* **DIRECTIVE**
Every line of the material that follows must be printed again exactly.

* **MATERIAL**
<<<<

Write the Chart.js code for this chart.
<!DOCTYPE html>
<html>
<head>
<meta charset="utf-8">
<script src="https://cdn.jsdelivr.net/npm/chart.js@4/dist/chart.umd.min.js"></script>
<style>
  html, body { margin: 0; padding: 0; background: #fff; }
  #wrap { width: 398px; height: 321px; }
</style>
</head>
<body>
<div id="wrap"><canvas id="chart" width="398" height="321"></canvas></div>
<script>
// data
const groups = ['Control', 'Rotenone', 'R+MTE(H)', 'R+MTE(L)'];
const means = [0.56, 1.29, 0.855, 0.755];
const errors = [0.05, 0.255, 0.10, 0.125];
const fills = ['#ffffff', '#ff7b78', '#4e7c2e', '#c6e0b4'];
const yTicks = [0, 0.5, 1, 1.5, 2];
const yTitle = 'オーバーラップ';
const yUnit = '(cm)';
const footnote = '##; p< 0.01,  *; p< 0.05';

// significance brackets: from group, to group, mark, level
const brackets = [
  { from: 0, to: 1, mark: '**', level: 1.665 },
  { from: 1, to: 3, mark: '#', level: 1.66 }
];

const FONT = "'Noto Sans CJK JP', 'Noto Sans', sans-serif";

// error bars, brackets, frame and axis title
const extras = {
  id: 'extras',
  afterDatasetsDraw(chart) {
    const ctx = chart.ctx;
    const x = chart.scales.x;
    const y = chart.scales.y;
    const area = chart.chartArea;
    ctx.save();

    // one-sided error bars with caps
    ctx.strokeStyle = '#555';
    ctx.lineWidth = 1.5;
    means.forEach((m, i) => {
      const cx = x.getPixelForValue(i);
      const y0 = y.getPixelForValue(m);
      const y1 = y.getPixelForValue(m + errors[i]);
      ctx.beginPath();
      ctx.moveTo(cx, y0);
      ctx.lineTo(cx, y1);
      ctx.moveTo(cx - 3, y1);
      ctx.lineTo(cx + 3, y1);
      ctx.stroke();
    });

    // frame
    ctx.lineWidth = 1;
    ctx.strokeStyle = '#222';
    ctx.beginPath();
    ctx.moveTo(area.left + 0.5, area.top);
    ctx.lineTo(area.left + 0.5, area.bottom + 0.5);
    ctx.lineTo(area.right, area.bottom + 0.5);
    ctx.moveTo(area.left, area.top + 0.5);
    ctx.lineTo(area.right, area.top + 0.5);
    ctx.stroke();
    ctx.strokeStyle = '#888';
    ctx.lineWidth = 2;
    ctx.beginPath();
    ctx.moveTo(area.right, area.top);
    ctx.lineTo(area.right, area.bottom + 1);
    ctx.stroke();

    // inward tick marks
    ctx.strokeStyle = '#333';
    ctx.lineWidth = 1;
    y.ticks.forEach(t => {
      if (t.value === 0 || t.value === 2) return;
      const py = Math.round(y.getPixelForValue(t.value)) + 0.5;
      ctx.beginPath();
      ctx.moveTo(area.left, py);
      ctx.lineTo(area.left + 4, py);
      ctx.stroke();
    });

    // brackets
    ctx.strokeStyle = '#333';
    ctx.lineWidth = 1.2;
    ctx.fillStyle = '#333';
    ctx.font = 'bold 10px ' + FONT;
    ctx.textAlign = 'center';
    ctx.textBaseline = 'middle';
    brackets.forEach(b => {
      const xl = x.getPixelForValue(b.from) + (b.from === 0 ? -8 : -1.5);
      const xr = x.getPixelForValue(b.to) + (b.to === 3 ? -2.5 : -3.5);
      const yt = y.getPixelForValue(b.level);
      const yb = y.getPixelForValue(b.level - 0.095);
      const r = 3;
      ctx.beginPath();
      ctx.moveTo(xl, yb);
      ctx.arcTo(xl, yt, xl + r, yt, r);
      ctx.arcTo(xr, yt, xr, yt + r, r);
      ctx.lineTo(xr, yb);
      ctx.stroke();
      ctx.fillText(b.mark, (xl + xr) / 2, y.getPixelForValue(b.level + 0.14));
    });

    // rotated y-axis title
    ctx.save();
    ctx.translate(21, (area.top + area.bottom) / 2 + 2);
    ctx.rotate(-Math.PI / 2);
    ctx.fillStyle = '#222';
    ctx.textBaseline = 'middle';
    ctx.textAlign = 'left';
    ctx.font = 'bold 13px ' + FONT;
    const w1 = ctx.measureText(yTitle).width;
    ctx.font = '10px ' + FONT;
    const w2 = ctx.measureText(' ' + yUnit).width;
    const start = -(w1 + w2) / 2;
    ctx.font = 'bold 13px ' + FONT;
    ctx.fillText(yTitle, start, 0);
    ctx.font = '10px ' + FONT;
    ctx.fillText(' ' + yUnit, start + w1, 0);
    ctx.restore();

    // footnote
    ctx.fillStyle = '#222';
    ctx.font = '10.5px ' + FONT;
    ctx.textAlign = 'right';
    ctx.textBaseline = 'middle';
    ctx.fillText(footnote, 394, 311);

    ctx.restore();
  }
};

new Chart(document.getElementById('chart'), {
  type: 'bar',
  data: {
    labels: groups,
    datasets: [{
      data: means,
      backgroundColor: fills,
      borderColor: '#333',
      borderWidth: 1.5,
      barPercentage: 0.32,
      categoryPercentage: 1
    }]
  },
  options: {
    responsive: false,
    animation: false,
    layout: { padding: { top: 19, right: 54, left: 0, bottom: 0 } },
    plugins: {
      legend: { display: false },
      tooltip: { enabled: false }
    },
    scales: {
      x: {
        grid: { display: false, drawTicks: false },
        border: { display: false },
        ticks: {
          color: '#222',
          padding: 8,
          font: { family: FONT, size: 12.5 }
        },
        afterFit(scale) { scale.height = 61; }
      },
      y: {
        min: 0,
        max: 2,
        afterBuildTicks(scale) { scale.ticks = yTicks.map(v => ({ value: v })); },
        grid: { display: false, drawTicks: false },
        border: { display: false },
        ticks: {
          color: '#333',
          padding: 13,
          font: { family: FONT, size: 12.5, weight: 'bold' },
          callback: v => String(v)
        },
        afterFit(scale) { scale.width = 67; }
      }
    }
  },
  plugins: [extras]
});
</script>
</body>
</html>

>>>>

* **FINAL RESULT**
Write the Chart.js code for this chart.
<!DOCTYPE html>
<html>
<head>
<meta charset="utf-8">
<script src="https://cdn.jsdelivr.net/npm/chart.js@4/dist/chart.umd.min.js"></script>
<style>
  html, body { margin: 0; padding: 0; background: #fff; }
  #wrap { width: 398px; height: 321px; }
</style>
</head>
<body>
<div id="wrap"><canvas id="chart" width="398" height="321"></canvas></div>
<script>
// data
const groups = ['Control', 'Rotenone', 'R+MTE(H)', 'R+MTE(L)'];
const means = [0.56, 1.29, 0.855, 0.755];
const errors = [0.05, 0.255, 0.10, 0.125];
const fills = ['#ffffff', '#ff7b78', '#4e7c2e', '#c6e0b4'];
const yTicks = [0, 0.5, 1, 1.5, 2];
const yTitle = 'オーバーラップ';
const yUnit = '(cm)';
const footnote = '##; p< 0.01,  *; p< 0.05';

// significance brackets: from group, to group, mark, level
const brackets = [
  { from: 0, to: 1, mark: '**', level: 1.665 },
  { from: 1, to: 3, mark: '#', level: 1.66 }
];

const FONT = "'Noto Sans CJK JP', 'Noto Sans', sans-serif";

// error bars, brackets, frame and axis title
const extras = {
  id: 'extras',
  afterDatasetsDraw(chart) {
    const ctx = chart.ctx;
    const x = chart.scales.x;
    const y = chart.scales.y;
    const area = chart.chartArea;
    ctx.save();

    // one-sided error bars with caps
    ctx.strokeStyle = '#555';
    ctx.lineWidth = 1.5;
    means.forEach((m, i) => {
      const cx = x.getPixelForValue(i);
      const y0 = y.getPixelForValue(m);
      const y1 = y.getPixelForValue(m + errors[i]);
      ctx.beginPath();
      ctx.moveTo(cx, y0);
      ctx.lineTo(cx, y1);
      ctx.moveTo(cx - 3, y1);
      ctx.lineTo(cx + 3, y1);
      ctx.stroke();
    });

    // frame
    ctx.lineWidth = 1;
    ctx.strokeStyle = '#222';
    ctx.beginPath();
    ctx.moveTo(area.left + 0.5, area.top);
    ctx.lineTo(area.left + 0.5, area.bottom + 0.5);
    ctx.lineTo(area.right, area.bottom + 0.5);
    ctx.moveTo(area.left, area.top + 0.5);
    ctx.lineTo(area.right, area.top + 0.5);
    ctx.stroke();
    ctx.strokeStyle = '#888';
    ctx.lineWidth = 2;
    ctx.beginPath();
    ctx.moveTo(area.right, area.top);
    ctx.lineTo(area.right, area.bottom + 1);
    ctx.stroke();

    // inward tick marks
    ctx.strokeStyle = '#333';
    ctx.lineWidth = 1;
    y.ticks.forEach(t => {
      if (t.value === 0 || t.value === 2) return;
      const py = Math.round(y.getPixelForValue(t.value)) + 0.5;
      ctx.beginPath();
      ctx.moveTo(area.left, py);
      ctx.lineTo(area.left + 4, py);
      ctx.stroke();
    });

    // brackets
    ctx.strokeStyle = '#333';
    ctx.lineWidth = 1.2;
    ctx.fillStyle = '#333';
    ctx.font = 'bold 10px ' + FONT;
    ctx.textAlign = 'center';
    ctx.textBaseline = 'middle';
    brackets.forEach(b => {
      const xl = x.getPixelForValue(b.from) + (b.from === 0 ? -8 : -1.5);
      const xr = x.getPixelForValue(b.to) + (b.to === 3 ? -2.5 : -3.5);
      const yt = y.getPixelForValue(b.level);
      const yb = y.getPixelForValue(b.level - 0.095);
      const r = 3;
      ctx.beginPath();
      ctx.moveTo(xl, yb);
      ctx.arcTo(xl, yt, xl + r, yt, r);
      ctx.arcTo(xr, yt, xr, yt + r, r);
      ctx.lineTo(xr, yb);
      ctx.stroke();
      ctx.fillText(b.mark, (xl + xr) / 2, y.getPixelForValue(b.level + 0.14));
    });

    // rotated y-axis title
    ctx.save();
    ctx.translate(21, (area.top + area.bottom) / 2 + 2);
    ctx.rotate(-Math.PI / 2);
    ctx.fillStyle = '#222';
    ctx.textBaseline = 'middle';
    ctx.textAlign = 'left';
    ctx.font = 'bold 13px ' + FONT;
    const w1 = ctx.measureText(yTitle).width;
    ctx.font = '10px ' + FONT;
    const w2 = ctx.measureText(' ' + yUnit).width;
    const start = -(w1 + w2) / 2;
    ctx.font = 'bold 13px ' + FONT;
    ctx.fillText(yTitle, start, 0);
    ctx.font = '10px ' + FONT;
    ctx.fillText(' ' + yUnit, start + w1, 0);
    ctx.restore();

    // footnote
    ctx.fillStyle = '#222';
    ctx.font = '10.5px ' + FONT;
    ctx.textAlign = 'right';
    ctx.textBaseline = 'middle';
    ctx.fillText(footnote, 394, 311);

    ctx.restore();
  }
};

new Chart(document.getElementById('chart'), {
  type: 'bar',
  data: {
    labels: groups,
    datasets: [{
      data: means,
      backgroundColor: fills,
      borderColor: '#333',
      borderWidth: 1.5,
      barPercentage: 0.32,
      categoryPercentage: 1
    }]
  },
  options: {
    responsive: false,
    animation: false,
    layout: { padding: { top: 19, right: 54, left: 0, bottom: 0 } },
    plugins: {
      legend: { display: false },
      tooltip: { enabled: false }
    },
    scales: {
      x: {
        grid: { display: false, drawTicks: false },
        border: { display: false },
        ticks: {
          color: '#222',
          padding: 8,
          font: { family: FONT, size: 12.5 }
        },
        afterFit(scale) { scale.height = 61; }
      },
      y: {
        min: 0,
        max: 2,
        afterBuildTicks(scale) { scale.ticks = yTicks.map(v => ({ value: v })); },
        grid: { display: false, drawTicks: false },
        border: { display: false },
        ticks: {
          color: '#333',
          padding: 13,
          font: { family: FONT, size: 12.5, weight: 'bold' },
          callback: v => String(v)
        },
        afterFit(scale) { scale.width = 67; }
      }
    }
  },
  plugins: [extras]
});
</script>
</body>
</html>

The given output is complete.